Dass Juden Gottesmörder sein sollten, verfing bei gelehrten Theologen nicht mehr. Ihre Kritik an den Juden war subtiler. Wenngleich die Subtilität dieselben praktischen Auswirkungen hatte wie der Hass des christlichen Pöbels auf die Juden. Beide Strömungen vereinigten sich in der NS-Bewegung.

Wilhelms wichtigster Theologe, der Dogmatiker Adolf von Harnack, hatte in seinem Buch über den frühchristlichen Ketzer „Marcion“ – der aus ähnlichen Gründen den jüdischen Jahwe verflucht hatte wie die Neudeutschen – Klartext geschrieben:

„Das Alte Testament im 2. Jahrhundert zu verwerfen, war ein Fehler, den die große Kirche mit Recht abgelehnt hat; es im 16. Jahrhundert beizubehalten, war ein Schicksal, dem sich die Reformation noch nicht zu entziehen vermochte; es aber seit dem 19. Jahrhundert als kanonische Urkunde im Protestantismus noch zu konservieren, ist die Folge einer religiösen und kirchlichen Lähmung.“

Diese Lähmung beendete die NS-Bewegung. Hitlers verbrecherische Losung hieß bekanntlich: „Indem ich mich der Juden erwehre, kämpfe ich für das Werk des Herrn.“

Auf die bigotte Moral- und Gewaltpolitik des Westens reagiert die Welt mit Gegengewalt. Wenn Guantanamo-Foltern und Drohnen-Exekutionen legitime Methoden des Angriffs sind, sind terroristische Bombenanschläge nicht minder legitime Gegenwehrmaßnahmen. Warum erkennt der Westen seine widersprüchliche Unglaubwürdigkeit nicht?

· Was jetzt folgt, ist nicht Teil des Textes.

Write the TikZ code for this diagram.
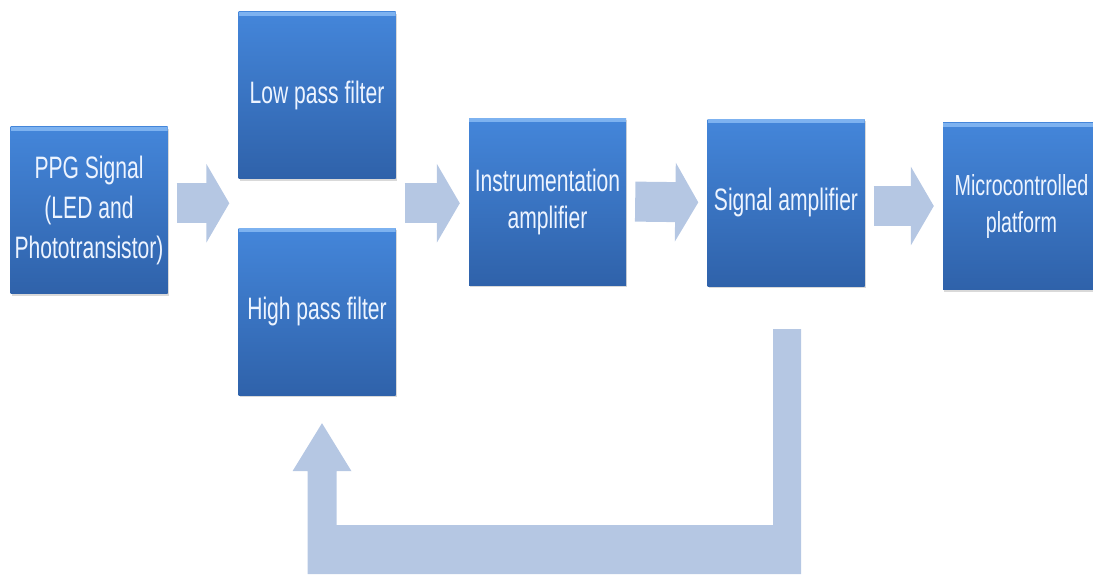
\documentclass[tikz,border=0pt]{standalone}
\usepackage{fontspec}
\setmainfont{Liberation Sans}[FakeStretch=0.68]
\usepackage{tikz}
\usetikzlibrary
  {
    calc,      % coordinate arithmetic
    arrows.meta, % block arrow heads
    shadows,   % shadow under the boxes
  }

\definecolor{boxtop}{HTML}{4486DA}
\definecolor{boxbot}{HTML}{2F62AA}
\definecolor{boxrim}{HTML}{7DB2F0}
\definecolor{flowcol}{HTML}{B5C7E3}
\definecolor{labelcol}{HTML}{EDF4FF}

\tikzset{
  block/.style={
    rectangle, minimum width=157pt, minimum height=167pt,
    top color=boxtop, bottom color=boxbot,
    text=labelcol, align=center, inner sep=2pt,
    font=\fontsize{31}{40}\selectfont,
    drop shadow={shadow xshift=1pt, shadow yshift=-2pt, opacity=0.3},
    path picture={
      \fill[boxrim] (path picture bounding box.north west)
        rectangle ([yshift=-4pt]path picture bounding box.north east);
    },
  },
  flow/.style={
    draw=flowcol, line width=40pt,
    -{Triangle[width=78pt, length=23pt]},
    shorten <=9pt, shorten >=9pt,
  },
}

\begin{document}
\begin{tikzpicture}[x=1pt, y=-1pt]
    \useasboundingbox (0,0) rectangle (1093,576);
    \clip (0,0) rectangle (1093,576);

    \node (ppg)    [block] at (89,210)     {PPG Signal\\(LED and\\Phototransistor)};
    \node (low)    [block] at (317,95)     {Low pass filter};
    \node (high)   [block] at (317,311.5)  {High pass filter};
    \node (instr)  [block, font=\fontsize{31}{37}\selectfont] at (547.5,201.5) {Instrumentation\\amplifier};
    \node (sigamp) [block] at (786,202.5)  {Signal amplifier};
    \node (micro)  [block, font=\fontsize{29}{37}\selectfont] at (1021.5,206) {Microcontrolled\\platform};

    % point between the two filters
    \coordinate (split) at ($(low.south west)!.5!(high.north west)$);

    \draw[flow] (ppg.east |- split) -- (split);
    \draw[flow] (split -| low.east) -- (instr.west |- split);
    \draw[flow] (instr.east) -- (sigamp.west);
    \draw[flow] (sigamp.east |- micro) -- (micro.west);

    % feedback from the signal amplifier back to the high pass filter
    \coordinate (fbout) at ($(sigamp.south)+(1,43)$);
    \coordinate (fbin) at ($(high.south)+(5,28)$);
    \coordinate (fbbot) at (0,549.5);
    \fill[flowcol]
      ($(fbout)+(-14,0)$) -- ($(fbout)+(14,0)$)
      -- ($(fbout|-fbbot)+(14,24.5)$) -- ($(fbin|-fbbot)+(-14.5,24.5)$)
      -- ($(fbin)+(-14.5,48)$) -- ($(fbin)+(-29.5,48)$)
      -- (fbin)
      -- ($(fbin)+(29.5,48)$) -- ($(fbin)+(14.5,48)$)
      -- ($(fbin|-fbbot)+(14.5,-24.5)$) -- ($(fbout|-fbbot)+(-14,-24.5)$)
      -- cycle;
\end{tikzpicture}
\end{document}
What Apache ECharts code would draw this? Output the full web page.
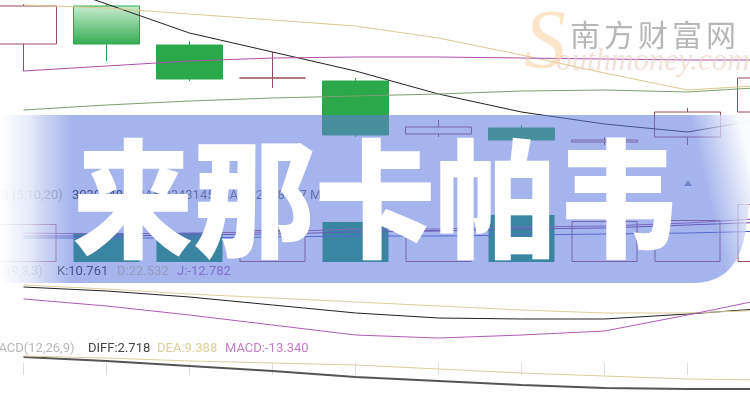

Weil an diesem Punkt alle jüdisch-christlichen Tabus ineinander verklumpt sind. Ist das Alte Testament wirklich eine eindeutige Hass-, das Neue Testament eine eindeutige Liebesreligion? (Hat Jesus die Ungläubigen nicht in die Hölle geschickt?) Ist Marcion als Kritiker des Alten Testaments wirklich ein Antisemit? (Dann wäre jede Religionskritik Antisemitismus.)

Müsste sich eine autonome Moral nicht von allen Erlöserreligionen trennen, um eindeutig und widerspruchsfrei zu werden? Erlöserreligionen spalten die Menschheit in Gute und Böse, in Erwählte und Verworfene. Kann mit solchen Selektionen die Menschheit zur friedlichen Einheit zusammenwachsen? Wird eine friedlich geeinte Menschheit von den Erlöserreligionen überhaupt gewollt?

Ist eine durch autonome Moral vereinte friedliche Menschheit nicht ein hybrider Affront irdischer Vernunft gegen den unmissverständlichen Willen Gottes, seine Kreaturen für immer in Himmel und Hölle zu schicken?